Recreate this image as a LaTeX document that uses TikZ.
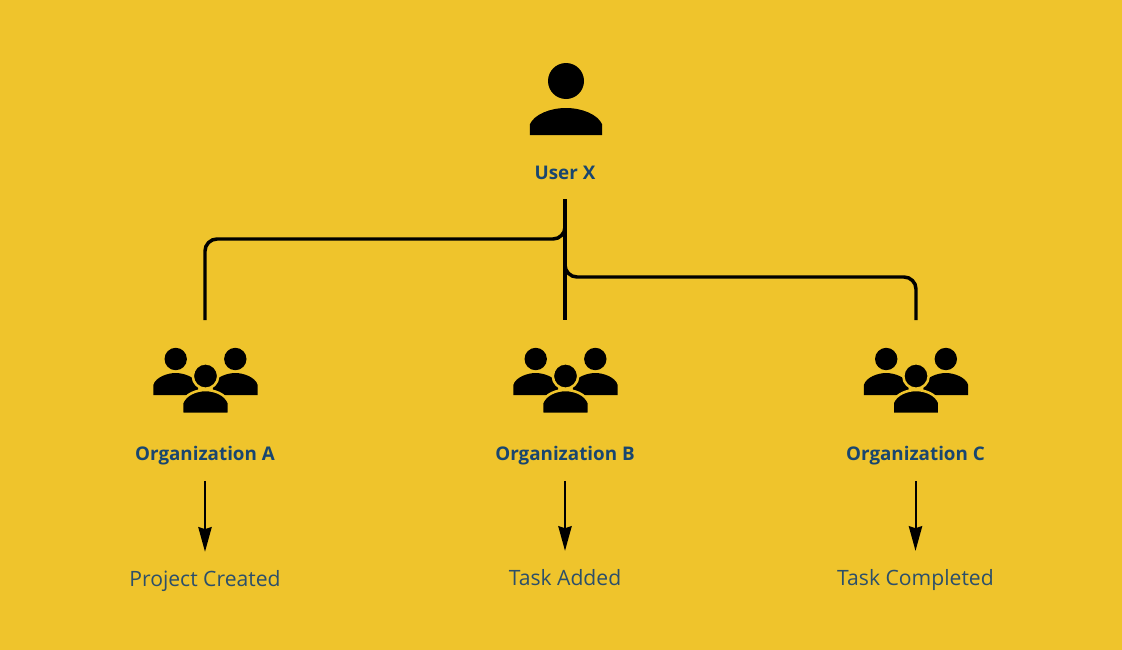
\documentclass[tikz,border=0pt]{standalone}
\usepackage{fontspec}
\setmainfont{Open Sans}
\usetikzlibrary{arrows.meta}
\usetikzlibrary{positioning}
\definecolor{bgyellow}{HTML}{EFC42C}
\definecolor{namecol}{HTML}{19466F}
\definecolor{resultcol}{HTML}{2C4F6A}
\tikzset{
  namelabel/.style={font=\bfseries\fontsize{14.1pt}{16pt}\selectfont, text=namecol, inner sep=0pt, text height=11pt, text depth=3pt},
  resultlabel/.style={font=\fontsize{15.85pt}{18pt}\selectfont, text=resultcol, inner sep=0pt, text height=12pt, text depth=4pt},
  branchline/.style={line width=2.6pt, rounded corners=9pt},
  resultarrow/.style={line width=1.5pt, -{Stealth[length=18.5pt, width=10pt, inset=1.5pt]}, shorten <=11.8pt, shorten >=13.5pt},
  % one person of a group, drawn around the centre of the body
  pics/member/.style={code={
    \fill (0,-25) circle[radius=11.2];
    \fill (-22.4,11) -- (-22.4,1) .. controls (-20,-7) and (-8,-11) .. (0,-11)
      .. controls (8,-11) and (20,-7) .. (22.4,1) -- (22.4,11) -- cycle;
  }},
  pics/usericon/.style={code={
    \fill (0,-40.5) circle[radius=18];
    \fill (-36.2,13.5) -- (-36.2,3) .. controls (-32,-7) and (-16,-13.5) .. (0,-13.5)
      .. controls (16,-13.5) and (32,-7) .. (36.2,3) -- (36.2,13.5) -- cycle;
  }},
  pics/groupicon/.style={code={
    \pic at (-29.8,-18) {member};
    \pic at (29.8,-18) {member};
    \fill[draw=bgyellow, line width=1.9pt] (0,-26) circle[radius=12.7];
    \fill[draw=bgyellow, line width=1.9pt] (-23.5,12) -- (-23.5,1) .. controls (-20,-8) and (-9,-12) .. (0,-12)
      .. controls (9,-12) and (20,-8) .. (23.5,1) -- (23.5,12) -- cycle;
  }},
}
\begin{document}
\begin{tikzpicture}[x=0.75pt, y=-0.75pt, node distance=78.5pt]
  \fill[bgyellow] (0,0) rectangle (1122,650);
  \useasboundingbox (0,0) rectangle (1122,650);
  % icons
  \pic at (566,121.5) {usericon};
  \pic at (205.5,402) {groupicon};
  \pic at (565.5,402) {groupicon};
  \pic at (916,402) {groupicon};
  % labels
  \node[namelabel] (userX) at (565,174) {User X};
  \node[namelabel] (orgA) at (205,455.5) {Organization A};
  \node[namelabel] (orgB) at (565,455.5) {Organization B};
  \node[namelabel] (orgC) at (915.5,455.5) {Organization C};
  \node[resultlabel, below=of orgA] (resA) {Project Created};
  \node[resultlabel, below=77.8pt of orgB] (resB) {Task Added};
  \node[resultlabel, below=77.8pt of orgC] (resC) {Task Completed};
  % branches
  \coordinate (trunk) at (565,199);
  \coordinate (topA) at (205,320);
  \coordinate (topB) at (565,320);
  \coordinate (topC) at (916,320);
  \coordinate (railA) at (400,239);
  \coordinate (railC) at (740,277);
  \draw[branchline] (trunk) -- (topB);
  \draw[branchline] (trunk) |- (railA) -| (topA);
  \draw[branchline] (trunk) |- (railC) -| (topC);
  % results
  \draw[resultarrow] (orgA) -- (resA);
  \draw[resultarrow] (orgB) -- (resB);
  \draw[resultarrow] (orgC) -- (resC);
\end{tikzpicture}
\end{document}
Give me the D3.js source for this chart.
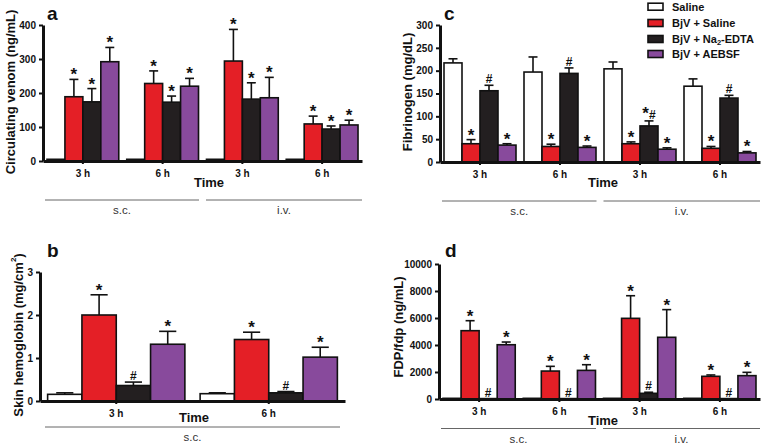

---

> What you have to do: Omit all pictures while transcribing the entries verbatim.

> Written solution:
Recreate this image as a LaTeX document that uses TikZ.
\documentclass[tikz,border=0pt]{standalone}
\usepackage{fontspec}
\setmainfont{Open Sans}
\usetikzlibrary{arrows.meta}
\usetikzlibrary{positioning}
\definecolor{bgyellow}{HTML}{EFC42C}
\definecolor{namecol}{HTML}{19466F}
\definecolor{resultcol}{HTML}{2C4F6A}
\tikzset{
  namelabel/.style={font=\bfseries\fontsize{14.1pt}{16pt}\selectfont, text=namecol, inner sep=0pt, text height=11pt, text depth=3pt},
  resultlabel/.style={font=\fontsize{15.85pt}{18pt}\selectfont, text=resultcol, inner sep=0pt, text height=12pt, text depth=4pt},
  branchline/.style={line width=2.6pt, rounded corners=9pt},
  resultarrow/.style={line width=1.5pt, -{Stealth[length=18.5pt, width=10pt, inset=1.5pt]}, shorten <=11.8pt, shorten >=13.5pt},
  % one person of a group, drawn around the centre of the body
  pics/member/.style={code={
    \fill (0,-25) circle[radius=11.2];
    \fill (-22.4,11) -- (-22.4,1) .. controls (-20,-7) and (-8,-11) .. (0,-11)
      .. controls (8,-11) and (20,-7) .. (22.4,1) -- (22.4,11) -- cycle;
  }},
  pics/usericon/.style={code={
    \fill (0,-40.5) circle[radius=18];
    \fill (-36.2,13.5) -- (-36.2,3) .. controls (-32,-7) and (-16,-13.5) .. (0,-13.5)
      .. controls (16,-13.5) and (32,-7) .. (36.2,3) -- (36.2,13.5) -- cycle;
  }},
  pics/groupicon/.style={code={
    \pic at (-29.8,-18) {member};
    \pic at (29.8,-18) {member};
    \fill[draw=bgyellow, line width=1.9pt] (0,-26) circle[radius=12.7];
    \fill[draw=bgyellow, line width=1.9pt] (-23.5,12) -- (-23.5,1) .. controls (-20,-8) and (-9,-12) .. (0,-12)
      .. controls (9,-12) and (20,-8) .. (23.5,1) -- (23.5,12) -- cycle;
  }},
}
\begin{document}
\begin{tikzpicture}[x=0.75pt, y=-0.75pt, node distance=78.5pt]
  \fill[bgyellow] (0,0) rectangle (1122,650);
  \useasboundingbox (0,0) rectangle (1122,650);
  % icons
  \pic at (566,121.5) {usericon};
  \pic at (205.5,402) {groupicon};
  \pic at (565.5,402) {groupicon};
  \pic at (916,402) {groupicon};
  % labels
  \node[namelabel] (userX) at (565,174) {User X};
  \node[namelabel] (orgA) at (205,455.5) {Organization A};
  \node[namelabel] (orgB) at (565,455.5) {Organization B};
  \node[namelabel] (orgC) at (915.5,455.5) {Organization C};
  \node[resultlabel, below=of orgA] (resA) {Project Created};
  \node[resultlabel, below=77.8pt of orgB] (resB) {Task Added};
  \node[resultlabel, below=77.8pt of orgC] (resC) {Task Completed};
  % branches
  \coordinate (trunk) at (565,199);
  \coordinate (topA) at (205,320);
  \coordinate (topB) at (565,320);
  \coordinate (topC) at (916,320);
  \coordinate (railA) at (400,239);
  \coordinate (railC) at (740,277);
  \draw[branchline] (trunk) -- (topB);
  \draw[branchline] (trunk) |- (railA) -| (topA);
  \draw[branchline] (trunk) |- (railC) -| (topC);
  % results
  \draw[resultarrow] (orgA) -- (resA);
  \draw[resultarrow] (orgB) -- (resB);
  \draw[resultarrow] (orgC) -- (resC);
\end{tikzpicture}
\end{document}
Give me the D3.js source for this chart.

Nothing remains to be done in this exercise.